Güven Gürbüz Yazdı : Sözümüz iki gözümüz

Güven Gürbüz Yazdı :

Sözümüz, iki gözümüz.

Dostluk, sevgi, bağları. Kemanın yayları. Çıkardıkça sesleri. Hatırlatır geçirilen nice kışları, yazları.
Sevenlerin dosta ziyaretleri. Açılır her daim kapısı, pencereleri. Birbirini gördükçe eser bahar yelleri.
Hasretlikler sonrası kavuşmaları. Sarılıp, koklaşmaları. Çözülür birden dizinin bağları. Hatırlatır anıları.
Sırtına sarmışsa o'koskoca yılları. Taşmışsa heybeleri. Zamandan kopan her bir parçaları. Süsler masaları.
Dostluğun sofrasındadır payları. Yeşertir gönülden bağları. Her birinde bir tad, nice, nice, nice, meyvaları.

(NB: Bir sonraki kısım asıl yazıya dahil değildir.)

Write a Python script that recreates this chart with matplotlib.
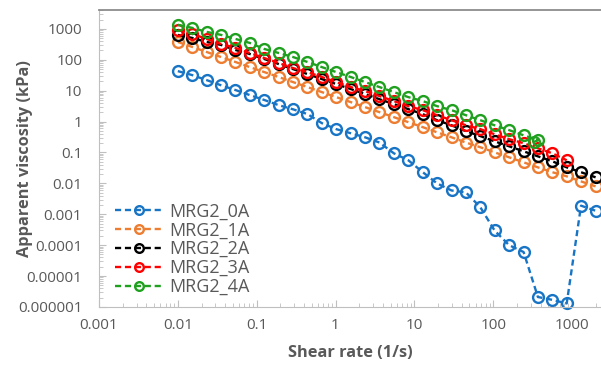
import numpy as np
import matplotlib
matplotlib.use('Agg')
import matplotlib.pyplot as plt
from matplotlib.ticker import FixedLocator, FixedFormatter, LogLocator, NullFormatter

plt.rcParams['font.family'] = ['Open Sans', 'DejaVu Sans']

# shear rate (1/s), log sweep 0.01 -> 2000
shear_rate = [0.01, 0.0152, 0.0232, 0.0353, 0.0538, 0.0819, 0.125, 0.190, 0.289, 0.441,
              0.671, 1.02, 1.56, 2.37, 3.61, 5.50, 8.38, 12.8, 19.4, 29.6,
              45.1, 68.6, 104, 159, 243, 369, 562, 856, 1300, 1990]

# apparent viscosity (kPa)
mrg2_0a = [43, 32, 22, 15, 10.5, 7.2, 5.0, 3.4, 2.5, 1.75,
           0.89, 0.57, 0.42, 0.31, 0.21, 0.094, 0.056, 0.023, 0.010, 0.0059,
           0.0051, 0.0017, 0.0003, 0.0001, 0.00006, 2.1e-6, 1.7e-6, 1.3e-6, 0.0019, 0.0013]
mrg2_1a = [378, 261, 179, 123, 85, 58, 40, 27.7, 19.0, 13.1,
           9.0, 6.2, 4.27, 2.94, 2.02, 1.39, 0.96, 0.66, 0.45, 0.31,
           0.21, 0.148, 0.101, 0.070, 0.048, 0.033, 0.023, 0.0169, 0.0116, 0.0080]
mrg2_2a = [638, 510, 378, 303, 208, 154, 106, 73, 50, 34.6,
           23.8, 16.4, 11.3, 7.8, 5.3, 3.67, 2.53, 1.74, 1.11, 0.76,
           0.49, 0.34, 0.23, 0.159, 0.109, 0.075, 0.052, 0.033, 0.023, 0.0157]
mrg2_3a = [929, 689, 473, 326, 242, 166, 114, 79, 54, 40,
           27.7, 19.0, 13.1, 9.7, 6.7, 4.6, 3.16, 2.34, 1.61, 1.11,
           0.76, 0.57, 0.39, 0.27, 0.20, 0.137, 0.094, 0.056]
mrg2_4a = [1350, 1080, 800, 640, 473, 351, 224, 166, 123, 85,
           58, 40, 27.7, 19.0, 13.1, 9.0, 6.2, 4.6, 3.16, 2.34,
           1.61, 1.11, 0.76, 0.53, 0.36, 0.25, 0.22]
mrg2_4a_x = shear_rate[:26] + [330]

series = [
    ('MRG2_0A', shear_rate, mrg2_0a, '#1874c4'),
    ('MRG2_1A', shear_rate, mrg2_1a, '#ed7d31'),
    ('MRG2_2A', shear_rate, mrg2_2a, '#000000'),
    ('MRG2_3A', shear_rate[:len(mrg2_3a)], mrg2_3a, '#ff0000'),
    ('MRG2_4A', mrg2_4a_x, mrg2_4a, '#1fa01f'),
]

x_ticks = [0.001, 0.01, 0.1, 1, 10, 100, 1000]
x_labels = ['0.001', '0.01', '0.1', '1', '10', '100', '1000']
y_ticks = [1e-6, 1e-5, 1e-4, 1e-3, 1e-2, 0.1, 1, 10, 100, 1000]
y_labels = ['0.000001', '0.00001', '0.0001', '0.001', '0.01', '0.1', '1', '10', '100', '1000']

fig = plt.figure(figsize=(6.01, 3.65), dpi=100)
ax = fig.add_axes([0.1647, 0.159, 0.8353, 0.8137])

for name, xs, ys, c in series:
    ax.plot(xs, ys, linestyle='--', color=c, lw=1.7, marker='o', ms=7.8,
            mfc='none', mec=c, mew=1.7, label=name, dashes=(2.6, 1.6), clip_on=False)

ax.set_xscale('log')
ax.set_yscale('log')
ax.set_xlim(0.001, 2330)
ax.set_ylim(1e-6, 4100)

ax.xaxis.set_major_locator(FixedLocator(x_ticks))
ax.xaxis.set_major_formatter(FixedFormatter(x_labels))
ax.yaxis.set_major_locator(FixedLocator(y_ticks))
ax.yaxis.set_major_formatter(FixedFormatter(y_labels))
ax.xaxis.set_minor_locator(LogLocator(base=10, subs=np.arange(2, 10), numticks=20))
ax.yaxis.set_minor_locator(LogLocator(base=10, subs=np.arange(2, 10), numticks=20))
ax.xaxis.set_minor_formatter(NullFormatter())
ax.yaxis.set_minor_formatter(NullFormatter())

ax.tick_params(which='major', direction='in', length=5, color='#bfbfbf',
               labelsize=11, labelcolor='#595959')
ax.tick_params(axis='y', which='major', pad=12)
ax.tick_params(axis='x', which='major', pad=8)
ax.tick_params(which='minor', direction='in', length=3, color='#bfbfbf')

ax.spines['right'].set_visible(False)
ax.spines['top'].set_color('#8c8c8c')
ax.spines['top'].set_linewidth(1.3)
ax.spines['left'].set_color('#bfbfbf')
ax.spines['bottom'].set_color('#bfbfbf')

ax.set_xlabel('Shear rate (1/s)', fontsize=11.8, fontweight='bold', color='#595959')
ax.set_ylabel('Apparent viscosity (kPa)', fontsize=11.8, fontweight='bold', color='#595959')
ax.xaxis.set_label_coords(0.5, -0.128)
ax.yaxis.set_label_coords(-0.131, 0.5)

leg = ax.legend(loc='upper left', bbox_to_anchor=(0.032, 0.352), frameon=False,
                fontsize=13, handlelength=2.7, labelspacing=0.05, handletextpad=0.3,
                borderaxespad=0, borderpad=0, markerscale=0.8)
for t in leg.get_texts():
    t.set_color('#595959')

fig.savefig('out.png', dpi=100)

Her insan arar kendi denginden. Ahenginden. Kendine de uysun der huyundan, suyundan. Ayırmayın o'zaman yolundan.
Hangi kuş memnundur sor kafesinden? Her ötüşünde özgürlüğün bir ötesinden. Yankılanır her içini, içine çekerken.
Kim ki bilmezse kendini kendinden. Nazarı da dağılır üfürüğünden, nefesinden. Bahanesi olacak kim bilir neresinden?
Bilen bilir bildiğini bilgisinden. Bilmeyen ne bilsin ötekisinden, berisinden. Sen sen ol anla evirip çevirmesinden.
Hoca Nasrettin bu, anlaşılır neresinden? Dostluğundan. Sevgisinden. Anlayışından. Hoşgörüsünden. Fıkranın dilinden.

Bizim Eve de Uğrardı

Nasreddin Hoca’nın hanımı olmak zor mu zor; geleni olur, gideni olur.
Hoca’nın hanımı gündüzleri hep komşuları tarafından ev oturmalarına çağırılır.
Gitse olmaz, gitmese olmaz, ne de olsa Hoca hanımı… Belki de Hoca hanımı olmanın
verdiği sorumluluktan dolayı kimsenin gönlünü kırmaz ve davetlere gider.
Hanımının çok gezdiğini bilen bir komşusu günün birinde Hoca’ya;
“Hocam, yanlış anlamayın ama senin hanım galiba çok geziyor…” der.
Nasreddin Hoca, komşusunun sözü nereye getirmek istediğini bildiği için;
“Adam sen de! Eğer senin dediğin gibi çok gezmiş olsaydı arada sırada bizim eve de
uğrardı!” deyiverir.

Sözün; meclisi, içerisi, dışarısı, olmaz. Her söz; laf ola, beri gele, bilmez. Söz, söz olacaksa uzakta bulunmaz.
İncedir gönül telleri mızrap istemez. Dokundukça titrer, anlamayan hissetmez. İçindeki nağmelerdedir hiç görülmez.
Sözümüz, iki gözümüz. Her yerde dostluğu benimseriz. Gideriz. Geliriz. Hoş sohbeti iyi biliriz. Dikkatleri çekeriz.
Bilir bilmeze kanmaz. Her bilen bildiğine inanmaz. Düşünür. Taşınır. Çok düşünmekten de aşınır. Nihayeti anlaşılır.
Sıcaktır sözün özü. Ocakta kalan ateşin közü. Isıtır soğukta bizi. Yakarsa elimizi kalır izi. Tanımalı önce kendimizi.

Hayat yolundan gelip geçenler. Anlattı kimi, kimilerine nice hikayeler. Sonucuna bakılanlar. Her birinden ayrı dersler.
Kimi oldu en güzel öğretmenler. Kimi çabuk kızdı, kulağı çekilenler. Ne eziyetler. Ne meziyetler. Unutulur birer, birer.
Gel gidelim dosta gönül derler. Dost bağından gelen sesler. Nedir acaba kulağı tırmalayanlar? Evrilir, çevrilir, yollar.
Bil ki ömür dediğin kısadır. Geceyi, gündüzü kim uzatır? Zaman gelir darlatır. Çok düşündükçe ağlatır. Zaman bu zamandır.
Arama kabahat nedir? Dostu, dosta söyletir. Sineye çeken iyi bilir. Dostlukların uzaması hep böyledir.Kusur aramamalıdır.